Fincher's direction matches this emotionally removed attention to detail, and despite the darkness of the film (literal and figurative), the director hasn't been this playful in some time. Insert close-ups tell the audience what each character is seeing without resorting to POV shots, adding to the info dump that Ignatiy Vishnevetsky so brilliantly educed in his own essay on the film. Vishnevetsky likewise sees Fincher's bypass of the "whys" for the "hows," but he goes one step further in describing how Fincher "foregrounds everything," constantly adding new data to the digital image. Montages intricately document every step of a sequence, whether is Lisbeth cooking Ramen or Mikael assembling a makeshift, even cinematic flipbook of static photographs that the camera moves in close to document in almost Godardian fashion.

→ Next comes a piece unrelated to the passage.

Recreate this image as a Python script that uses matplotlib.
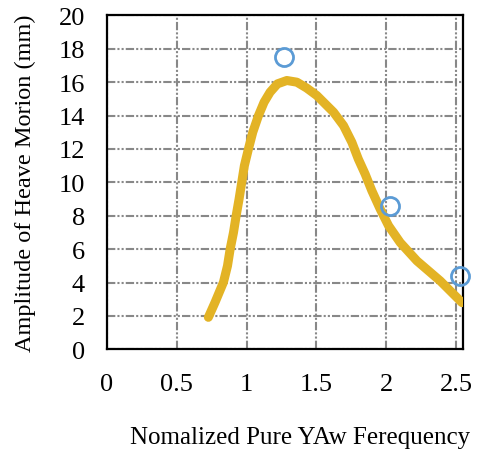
import matplotlib
matplotlib.use("Agg")
import matplotlib.pyplot as plt

# curve
freq = [0.726, 0.774, 0.834, 0.863, 0.882, 0.906, 0.925, 0.946, 0.965, 0.984,
        1.013, 1.044, 1.085, 1.125, 1.168, 1.221, 1.288, 1.36, 1.43, 1.503,
        1.623, 1.694, 1.754, 1.80, 1.849, 1.897, 1.957, 2.017, 2.10, 2.22,
        2.387, 2.543]
amp = [1.92, 2.82, 4.02, 5.0, 6.0, 7.0, 8.0, 9.0, 10.0, 11.0,
       12.0, 13.0, 14.0, 14.8, 15.4, 15.9, 16.1, 16.0, 15.65, 15.2,
       14.2, 13.4, 12.4, 11.4, 10.5, 9.5, 8.4, 7.4, 6.4, 5.3,
       4.1, 2.8]

# measured points
exp_freq = [1.27, 2.025, 2.53]
exp_amp = [17.5, 8.6, 4.38]

plt.rcParams['font.family'] = ['Liberation Serif', 'DejaVu Serif']

fig = plt.figure(figsize=(4.79, 4.56), dpi=100)
ax = fig.add_axes([0.2234, 0.2316, 0.7432, 0.7325])

ax.plot(freq, amp, color='#e3b325', lw=6.5, solid_capstyle='round',
        solid_joinstyle='round', zorder=3)
ax.plot(exp_freq, exp_amp, 'o', mfc='none', mec='#5b9bd5', ms=13, mew=2,
        zorder=4, clip_on=False)

ax.set_xlim(0, 2.55)
ax.set_ylim(0, 20)
ax.set_xticks([0, 0.5, 1, 1.5, 2, 2.5])
ax.set_xticklabels(['0', '0.5', '1', '1.5', '2', '2.5'])
ax.set_yticks(range(0, 21, 2))

ax.grid(True, color='#888888', lw=1.5, linestyle=(0, (4, 1, 1, 1, 1, 1)))
ax.set_axisbelow(True)
for s in ax.spines.values():
    s.set_color('black')
    s.set_linewidth(1.6)

ax.tick_params(length=0, labelsize=19, pad=16)
ax.tick_params(axis='x', pad=17)

ax.set_ylabel('Amplitude of Heave Morion (mm)', fontsize=17.5)
ax.yaxis.set_label_coords(-(107 - 36) / 356, 0.5)
ax.set_xlabel('Nomalized Pure YAw Ferequency', fontsize=18)
ax.xaxis.set_label_coords((300 - 107) / 356, -(428 - 351) / 334)

fig.savefig('out.png', dpi=100)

This approach, of course, is embodied in Lisbeth, whose photographic memory, mathematical ability and hacking skills link her to The Social Network's Mark Zuckerberg (and, to a lesser extent, the similarly obsessive and bright Robert Graysmith in Zodiac) as much as the heavily implied Aspberger's syndrome that afflicts both. Rooney Mara, who stole Fincher's previous film in its first five minutes and absconded with it when she left the frame, makes it obvious why the director fought to cast her in this role. Like Zuckerberg, Lisbeth has everything figured out but people, which she places under her area of understanding by hacking into their personal devices and creating files of every action and transaction of their lives. Unable to read social cues and communication, she instead makes readable documents of people. In this way, she simplifies them, though I doubt even she could reduce herself to a brief synopsis.

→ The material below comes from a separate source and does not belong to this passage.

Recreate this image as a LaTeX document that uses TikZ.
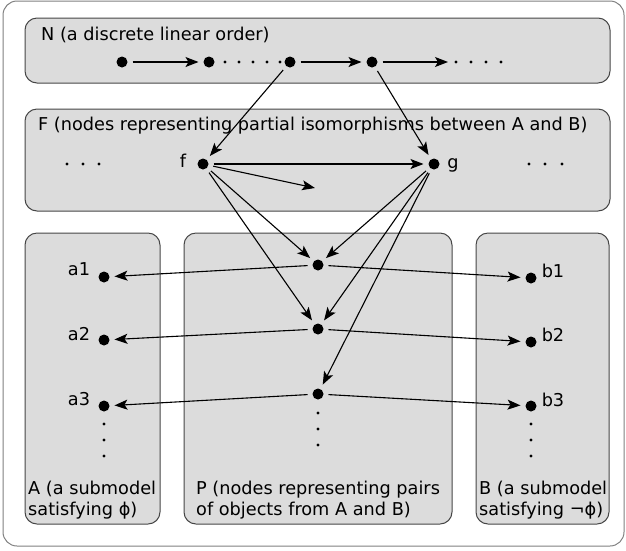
\documentclass[tikz,border=0pt]{standalone}
\usepackage{fontspec}
\setmainfont{DejaVu Sans}
\usetikzlibrary{arrows.meta}
\definecolor{boxfill}{RGB}{220,220,220}
\definecolor{boxline}{RGB}{70,70,70}

\begin{document}
\begin{tikzpicture}[x=1pt,y=-1pt,
    font=\fontsize{17.7}{21}\selectfont,
    region/.style={draw=boxline, fill=boxfill, rounded corners=12pt, line width=1pt, inner sep=0pt},
    elem/.style={circle, fill=black, inner sep=0pt, minimum size=11pt, outer sep=5pt},
    link/.style={-{Stealth[length=13pt,width=10pt,inset=3pt]}, line width=1.1pt},
    tag/.style={inner sep=0pt, anchor=base west},
    lbl/.style={inner sep=0pt, anchor=base}]
    \useasboundingbox (0,0) rectangle (626,550);
    \node[draw=gray, rounded corners=14pt, line width=1pt, inner sep=0pt,
          minimum width=621pt, minimum height=545pt] (frame) at (313.5,273.5) {};

    % the five regions
    \node[region, minimum width=585pt, minimum height=65pt] (Nbox) at (317.5,50.5) {};
    \node[region, minimum width=585pt, minimum height=102pt] (Fbox) at (317.5,160) {};
    \node[region, minimum width=135pt, minimum height=291pt] (Abox) at (92.5,378.5) {};
    \node[region, minimum width=268pt, minimum height=291pt] (Pbox) at (318,378.5) {};
    \node[region, minimum width=133pt, minimum height=291pt] (Bbox) at (542.5,378.5) {};

    \node[tag] (Ntitle) at (41,40) {N (a discrete linear order)};
    \node[tag] (Ftitle) at (38,130) {F (nodes representing partial isomorphisms between A and B)};
    \node[tag] (Atitle) at (28,494) {A (a submodel};
    \node[tag] (Atitle2) at (28,515) {satisfying ϕ)};
    \node[tag] (Ptitle) at (196,494) {P (nodes representing pairs};
    \node[tag] (Ptitle2) at (196,515) {of objects from A and B)};
    \node[tag] (Btitle) at (479,494) {B (a submodel};
    \node[tag] (Btitle2) at (479,515) {satisfying ¬ϕ)};

    % N
    \node[elem] (n1) at (122,62) {};
    \node[elem] (n2) at (209,62) {};
    \node[elem] (n3) at (290,62) {};
    \node[elem] (n4) at (372,62) {};
    \coordinate (nend) at (448,62);
    \foreach \x in {225,239,253,267,280,456,471,486,501}
      \fill (\x,62) circle (1.6pt);

    % F
    \node[elem] (f) at (203,164) {};
    \node[elem] (g) at (434,164) {};
    \node[lbl] (flbl) at (183,167) {f};
    \node[lbl] (glbl) at (453,168) {g};
    \coordinate (fside) at (315,188);
    \foreach \x in {67,83,99,529,545,562}
      \fill (\x,164) circle (1.6pt);

    % A, P, B
    \node[elem] (a1) at (104,277) {};
    \node[elem] (a2) at (104,340) {};
    \node[elem] (a3) at (104,406) {};
    \node[elem] (p1) at (318,265) {};
    \node[elem] (p2) at (318,329) {};
    \node[elem] (p3) at (318,394) {};
    \node[elem] (b1) at (531,278) {};
    \node[elem] (b2) at (531,342) {};
    \node[elem] (b3) at (531,406) {};
    \node[lbl] (a1lbl) at (79,275) {a1};
    \node[lbl] (a2lbl) at (79,340) {a2};
    \node[lbl] (a3lbl) at (79,405) {a3};
    \node[lbl] (b1lbl) at (553,277) {b1};
    \node[lbl] (b2lbl) at (553,341) {b2};
    \node[lbl] (b3lbl) at (553,406) {b3};
    \foreach \y in {424,440,456} {
      \fill (104,\y) circle (1.6pt);
      \fill (531,\y) circle (1.6pt);
    }
    \foreach \y in {413,429,445}
      \fill (318,\y) circle (1.6pt);

    % connections
    \draw[link] (n1) -- (n2);
    \draw[link] (n3) -- (n4);
    \draw[link] (n4) -- (nend);
    \draw[link] (n3) -- (f);
    \draw[link] (n4) -- (g);
    \draw[link] (f) -- (g);
    \draw[link] (f) -- (fside);
    \foreach \p in {p1,p2}
      \draw[link] (f) -- (\p);
    \foreach \p in {p1,p2,p3}
      \draw[link] (g) -- (\p);
    \foreach \i in {1,2,3} {
      \draw[link] (p\i) -- (a\i);
      \draw[link] (p\i) -- (b\i);
    }
\end{tikzpicture}
\end{document}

Mara plays Lisbeth with the perfect mixture of frail vulnerability and uncontrollable rage. Nursing some unspoken hang-up, Lisbeth always averts her eyes in conversation, cagey and perpetually uncomfortable. Yet when she does raise her head, Mara's doe eyes blaze with such ferocity that even those who win her trust have reason to be afraid. Unlike Noomi Rapace's muscular frame, which suggested the ability to fight back, Mara's lithe musculature emphasizes the physical weakness that places Lisbeth in constant jeopardy, highlighted in her dealings with a sadistic, rapacious guardian, by far the film's most stomach-twisting moments. Her muffled shrieks of fear and anguish as he rapes her made me shake so badly I dropped my notebook, but that same delicacy gives her shows of strength and merciless payback their surprise, and I was nearly as troubled by her getting even with the disgusting Bjurman. The development of a sexual relationship between Lisbeth and Mikael in the book smacks of the aforementioned wish-fulfillment, but here Mara plays Lisbeth's sudden attraction with pure aggression and dominance, an assertion of strength and control to outpace her uncertain, confused feelings. It's still an incurable flaw held over from the novel, but Mara removes the ridiculous motivations Larsson put into the character's head, making her romance all the more impulsive and yet another event to be catalogued.

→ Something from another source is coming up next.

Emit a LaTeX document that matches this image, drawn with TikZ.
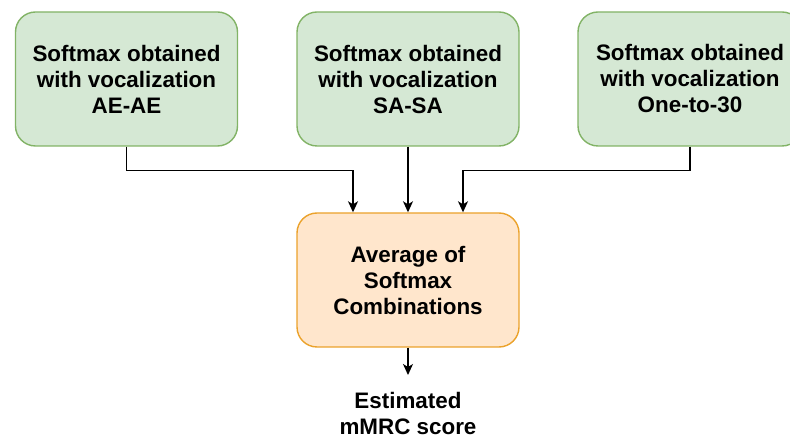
\documentclass[tikz,border=0pt]{standalone}
\usepackage{fontspec}
\setmainfont{Liberation Sans}
\usetikzlibrary{arrows.meta}
\definecolor{greenfill}{HTML}{D5E8D4}
\definecolor{greenline}{HTML}{82B366}
\definecolor{orangefill}{HTML}{FFE6CC}
\definecolor{orangeline}{HTML}{EBA22B}
\tikzset{
  x=1pt, y=1pt,
  box/.style={rounded corners=20pt, line width=1.4pt, minimum width=222pt,
    minimum height=134pt, align=center, inner sep=0pt,
    font=\bfseries\fontsize{22.4}{26}\selectfont},
  srcbox/.style={box, fill=greenfill, draw=greenline},
  avgbox/.style={box, fill=orangefill, draw=orangeline},
  lbl/.style={align=center, inner sep=0pt, font=\bfseries\fontsize{22.4}{26}\selectfont},
  arr/.style={line width=1.3pt, -{Stealth[length=11pt,width=10pt,inset=3pt]}}
}
\begin{document}
\begin{tikzpicture}
\useasboundingbox (0,0) rectangle (790,439);
\clip (0,0) rectangle (790,439);
% source boxes
\node[srcbox] (ae) at (126.5,360) {Softmax obtained\\with vocalization\\AE-AE};
\node[srcbox] (sa) at (408,360) {Softmax obtained\\with vocalization\\SA-SA};
\node[srcbox, minimum width=224pt] (one) at (690,360) {Softmax obtained\\with vocalization\\One-to-30};
% combination box
\node[avgbox] (avg) at (408,159) {Average of\\Softmax\\Combinations};
% output label
\node[lbl] (out) at (408,26) {Estimated\\mMRC score};
\coordinate (tip) at (408,64);
% connectors
\draw[arr] (ae.south) -- ++(0,-24) -| ([xshift=-55pt]avg.north);
\draw[arr] (sa.south) -- (avg.north);
\draw[arr] (one.south) -- ++(0,-24) -| ([xshift=55pt]avg.north);
\draw[arr] (avg.south) -- (tip);
\end{tikzpicture}
\end{document}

Pale and detached, Mara looks like death, especially with her bleached eyebrows, which make her face more skull-like and recall the hikimayu style as used in Japanese cinema, where it creates unsettling visages of demons and ghosts. God knows what's going on behind those eyes of hers; if the film is like Mikael, not trying to pry into anyone's subconscious, Mara's Lisbeth is so innately defensive that she still keeps her guard up just in case Fincher gets the urge to try her.

Where the book used the pair's discrepancies of technical know-how as a means of highlighting the ethical gap between Mikael's old-school journalist and Lisbeth's unrepentant hacking, Fincher simply focuses on the technological gap itself. Mikael, no stranger to poring over old documents and conducting interviews, does the legwork, talking to reluctant, even hostile, sources and using intuition to piece together clues into impressive new breakthroughs. But Lisbeth can perform equally admirable work in the time it takes for Google to return however many thousand results for a search term. In minutes, she progresses a case farther than it's ever gotten in 40 years. Fincher characterizes them by their fluidity in laptop usage: Lisbeth can clear an entire screen of snooping in a few keystrokes, while Mikael has to bumble around for agonizing seconds just trying to maximize the screen. In the book, Mikael's final-act acceptance of Lisbeth's illegally obtained files serves only to victoriously resolve an unnecessary bookend plot. Fincher, on the other hand, depicts Mikael's lapse of ethics for what it really is: a sign of the old way dying out after the completion of one last analog case, and a total ceding of authority to the new digital way of being. The director adds in cheeky reminders of our technologically driven lives: early on, everyone in the frame reaches for his cell phone when one rings, all of them instinctively ready to answer a call as if grabbing a gun for self-defense. On the frozen-over island where Mikael investigates Harriet Vanger's cold case, he spends much of his time, like the director in The Wind Will Carry Us, simply searching for reception, and it is that lack of signal, as opposed to the now-unthinkable prospect of people simply turning off their phones as in the novel, that leads to a the film's climactic, suspenseful showdown with the villain.

The deflation of Mikael's triumph goes hand in hand with the removal of visceral pleasure from any of the film's resolutions. Whether it's Lisbeth dealing a much-deserved but grisly comeuppance to Bjurman or the solving of the film's driving anti-mystery and subsequent confrontation with a killer (himself laughably normal and unremarkable, even putting on Enya to hang and gut a victim), The Girl With the Dragon Tattoo never ruminates on its actions. Everything is just more info to be logged and uploaded, objectively recorded with detached but expertly crafted direction by Fincher. Earlier I mentioned Godard, and the use of store-bought surveillance cameras and Web searches recalled Film Socialisme in the presentation of a world without secrets, where everything is documented and privacy is but a distant memory. Well, there is still one secret in this film, which might explain why the discovery of a serial rapist/murder almost comes with a sense of nostalgic wistfulness and regret.